Juggernaut had managed to repurposed that volatility, transitioning into a stoic guardian of justice, yet Ikenga understood that when the moment demanded absolute, earth-shaking force, the arch curse was more than capable of unleashing the monster he kept on a leash.
The feedback from the Oracle brought a different kind of burden, a relentless, sensory annoyance. Ikenga found himself drowning in a deluge of unwanted data, a simple stone was no longer just a stone, but a complex history lesson, broken down from its very beginning state to the exact moment it eroded into its current state.

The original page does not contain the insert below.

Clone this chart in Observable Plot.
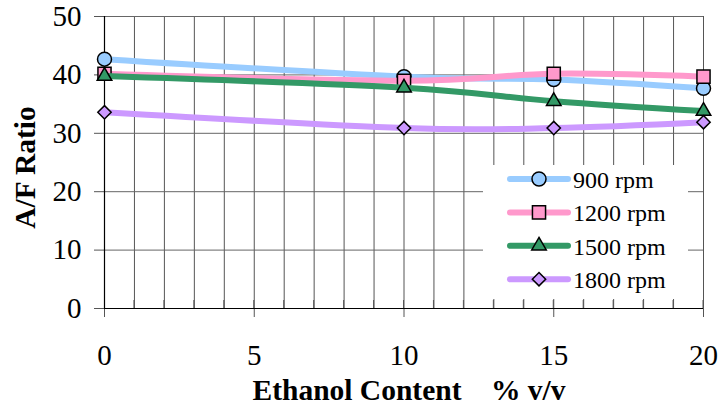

This hyper-awareness was constant, though it came with a distinct limitation, the ability dimmed and became effectively useless whenever he stepped into the sovereign domain of another deity. Still, the constant influx was taxing enough that Ikenga quickly decided to implement a safeguard.
He tested this awarness on some Paragons and understood that the Paragons were also able to shroud their information from him, keeping their secrets veiled like other deities unless he actively willed himself to pierce that curtain same.
Despite the initial irritation, Ikenga eventually came to appreciate the gift. It was, in his estimation, a perfect reflection of his own nature. His combat philosophy had always been built upon the foundation of environmental mastery, the art of weaving the world around him into a weapon and turning the terrain itself into an extension of his own strength and this awareness was perfect for that.
Deep in the sunny side of the northern continent, the Silver Kingdom known to its people as Silvrynheim pulsed with great vitality. Within the confines of the War Council Room, King Ragnar, the first son of Einar and Helga sat upon his throne, his gaze fixed on the expanse of the table before them.
The Silver Kingdom had undergone a profound change over the past few decades, a transformation that went far beyond mere politics or borders. A change that was written in the very blood and bone of the populace. Centuries of tethering their civilization’s power to the moon goddess and the lunar cycle had left an indelible mark on their physiology.
The most striking manifestation was a pervasive shift in their appearance, a vast majority of the citizenry now possessed hair the color of polished moonlight. Over time, this stark, pale white mane had transcended biology to become the cornerstone of Silvrynheim’s cultural identity. To bear the hair of the moon was to be perceived as touched by the divine, a silent testament to the goddess’s favor.
This societal evolution brought with it a quiet, insidious prejudice. While there was no overt persecution, the atmosphere in the capital was heavy with unspoken judgment. Anyone born without the luminescent hair became a pariah of subtle degrees, they were met with lingering, side-eyed glances that lingered just a second too long.
There was no public outcry, only a pervasive, cold scrutiny. In the quiet intimacy of their homes, it was a secret, gnawing fear for every expectant parent, a silent, desperate prayer that their child would not be born "lacking," spared the stigma of being an outcast in their own ancestral land.
Ragnar waited until the restless murmurs in the council hall faded into a heavy, expectant silence. He leaned forward as the light from the glass window behind him, had his shadow stretching long across the polished stone floor, before he finally broke the stillness.